それではなぜ原告敗訴にしたかと言えば、おそらくアメリカ等国内外の圧力により、今の段階では日本との関係をこれ以上悪化させたくないこと、
また政権交代等による日本側の対応の変化、つまり日本政府が外交交渉のテーブルに乗ることを期待しているのでしょう、被告敗訴にしてしまえば日本政府の姿勢が一層効硬化しかねませんから。
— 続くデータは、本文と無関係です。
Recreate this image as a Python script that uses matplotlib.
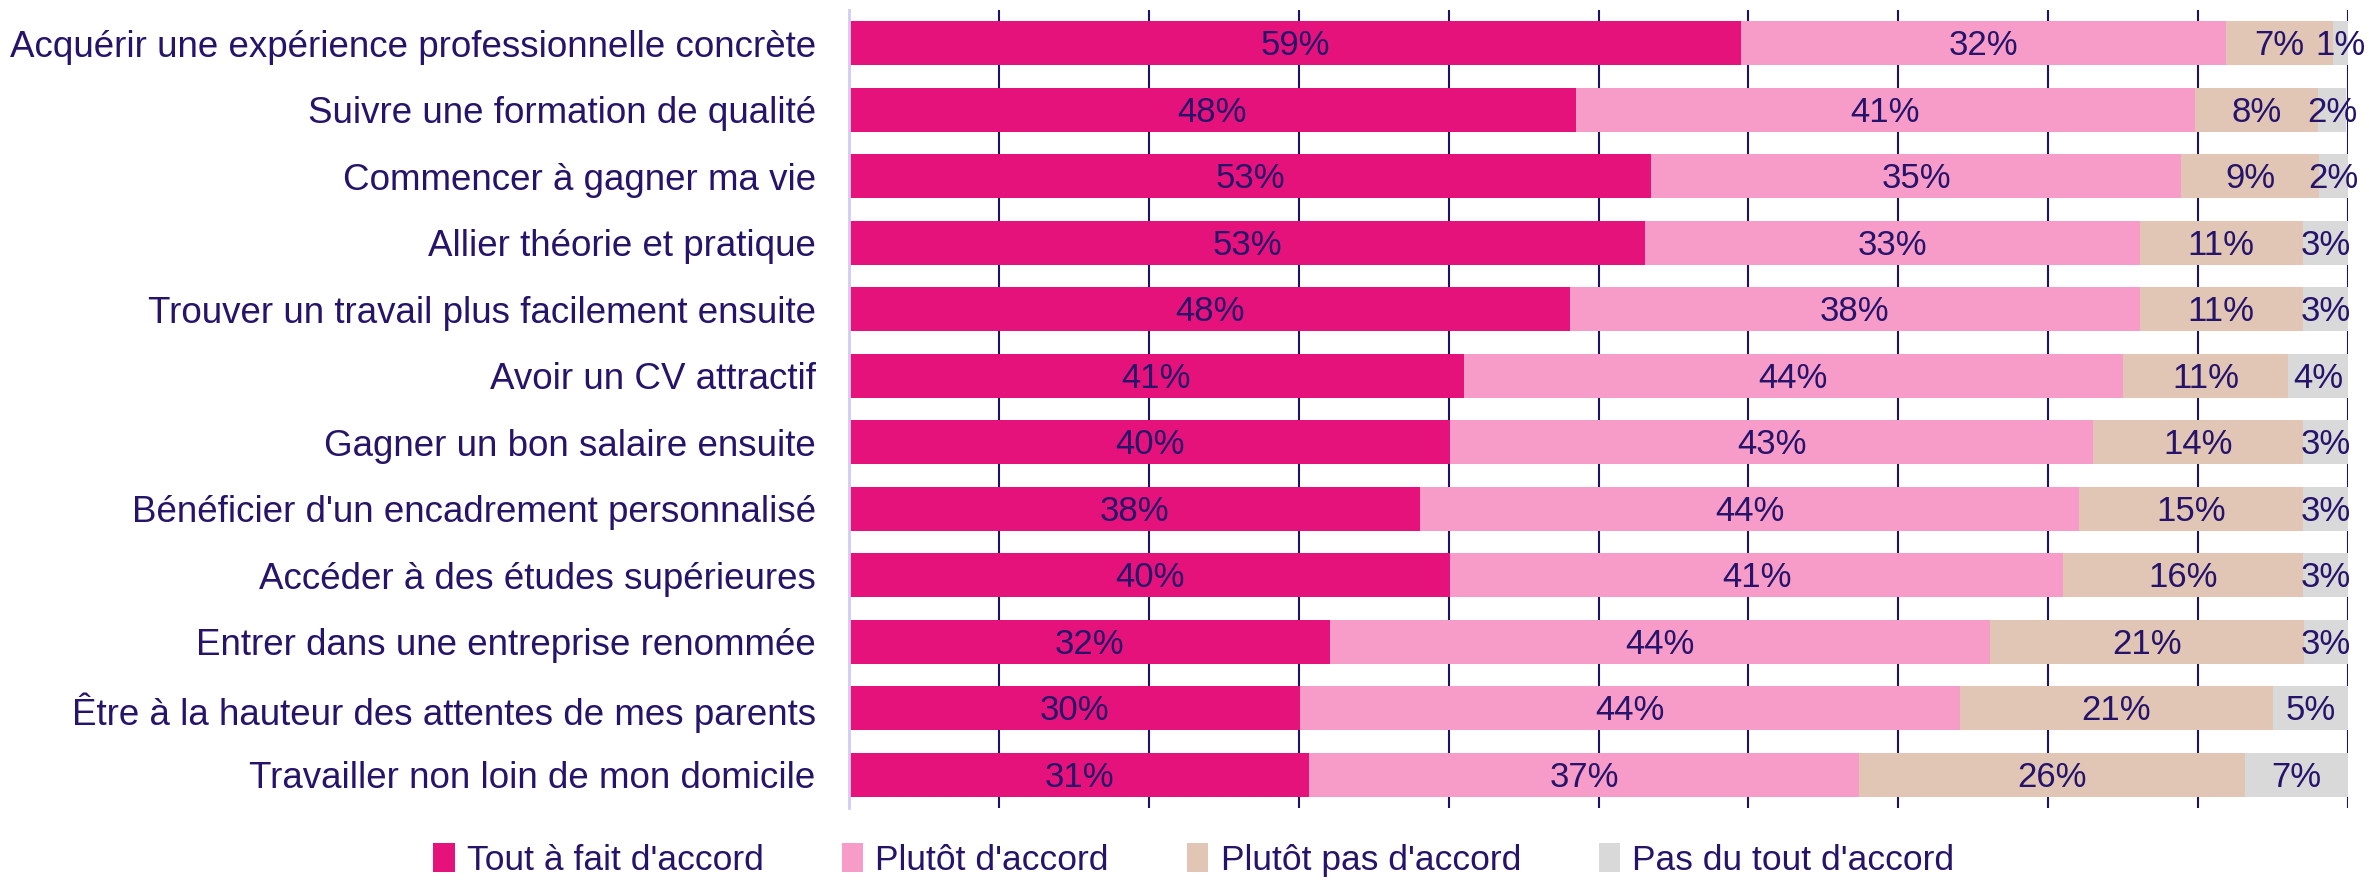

。
日本側としては、2021年10月30日までに提訴されるか否かが重要であり、仮に提訴されなかったならば、韓国側の日本側に対する軟化姿勢はある程度本気であると判断できるかもしれません。
しかしながら、今現在も続いている裁判がありますし、何より国民情緒法で法理論を無視した何でもありの国ですから、当然ながらいかなる軟化姿勢を見せてきても、一切信用すべきではないでしょう。
粛々と、離韓断韓政策を続けるべきです。
韓国の民法は、不法行為による損害賠償請求権の消滅時効について、次のように定めています。
第766条(損害賠償請求権の消滅時効)①不法行為による損害賠償の請求権は、被害者又はその法定代理人がその損害及び加害者を知った日から3年間これを行使しなければ、時効により消滅する。
②不法行為をした日から10年を経過したときも、前項と同様である。
⇒この規定を本件事案に当てはめれば、「➀については1942年から3年後の1945年に」、「➁については1942年から10年後の1952年に」、それぞれ損害賠償請求権が時効消滅することになります。
但し、韓国の民法が施行されたのは1960年1月1日なので、「➀は民法施行日から3年後の1963年1月1日」、「➁は民法施行日から10年後の1970年1月1日」になる可能性もあります。
この点については、正直よく分かりませんが、いずれにしても、損害賠償請求権は時効消滅してしまっているはずです。
しかし、例外的に判例で「被害者が『障害』により権利を行使できない場合は、その『障害』が無くなってから3年で時効消滅する」とされており、本件事案も『障害』(韓国裁判所が日本企業に対する不法行為請求権を認めていなかったこと)により被害者が権利を行使できなかったため、その『障害』が無くなってから3年で時効消滅することになります。
この『障害』が無くなった時点を「韓国大法院が強制労役被害者の損害賠償請求権を認めて破棄差戻をした2012年」とみるのか「韓国大法院が強制労役被害者の勝訴を確定した2018年」と見るのかという解釈の問題ということになりますが、普通に考えれば、「韓国大法院が強制労役被害者の損害賠償請求権を認めて破棄差戻をした2012年」には『障害』が無くなったと解釈すべきだと思います。